Jamaica’s cabinet has now approved the development of the hub, and charged a Logistics and Investment Task Force to implement the plan.

Dr Eric Deans, the chairman of the task force, said Jamaica is in the middle of an 800-million-person market, one that includes the United States and Brazil.

“The trade opportunities are about to expand exponentially with the expansion of the Panama Canal, and also with the 2014 World Cup being held in Brazil and the Summer Olympics in 2016,” Deans said. “There is a stimulus package of $880 billion by the Brazilian government to improve their infrastructure, which will result in quite a lot of movement in goods which we can tap into.”

Of that funding, $26 billion is logistics-related activity that flows by Jamaica.

“From a maritime perspective, we can reach all the destinations in two to three days,” he said. “What that does is, it opens up the 600,000 manufacturers in China and the others in the Asia Pacific region to the Jamaican market in a very short and efficient way.”

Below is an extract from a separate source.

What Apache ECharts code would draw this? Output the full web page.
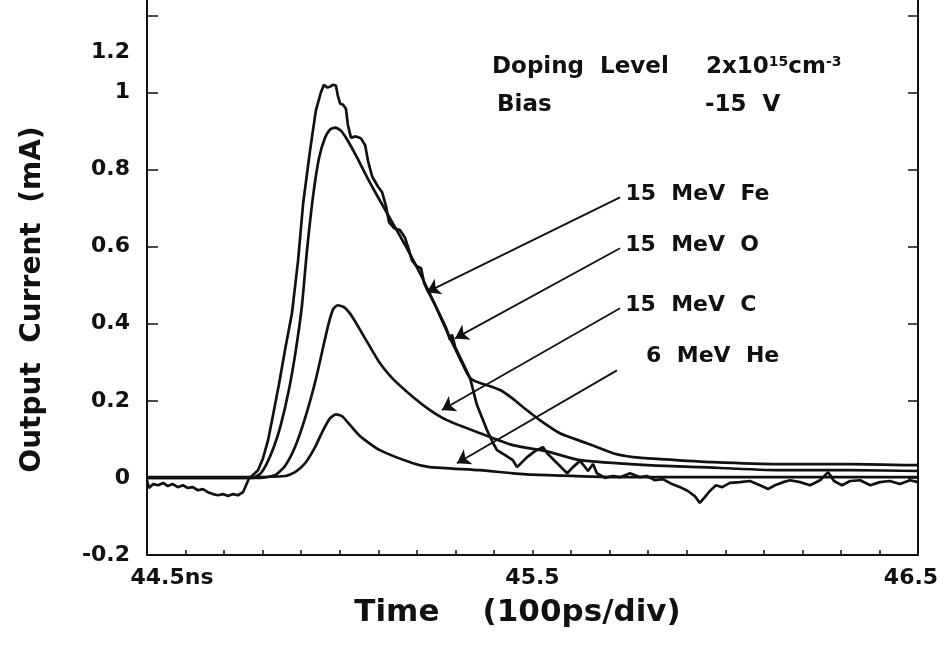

In order to achieve that, however, it will require a strengthened public-private partnership, he said.

“Our existing facilities need some amount of upgrading to improve their performance, and it will also require, very critically, broadening the private sector participation,” he said. “Our objective is not just to stimulate growth in the economy but to totally transform the Jamaican economy.”

Jamaica currently ranks 124th out of 155 countries on the Logistics Performance Index.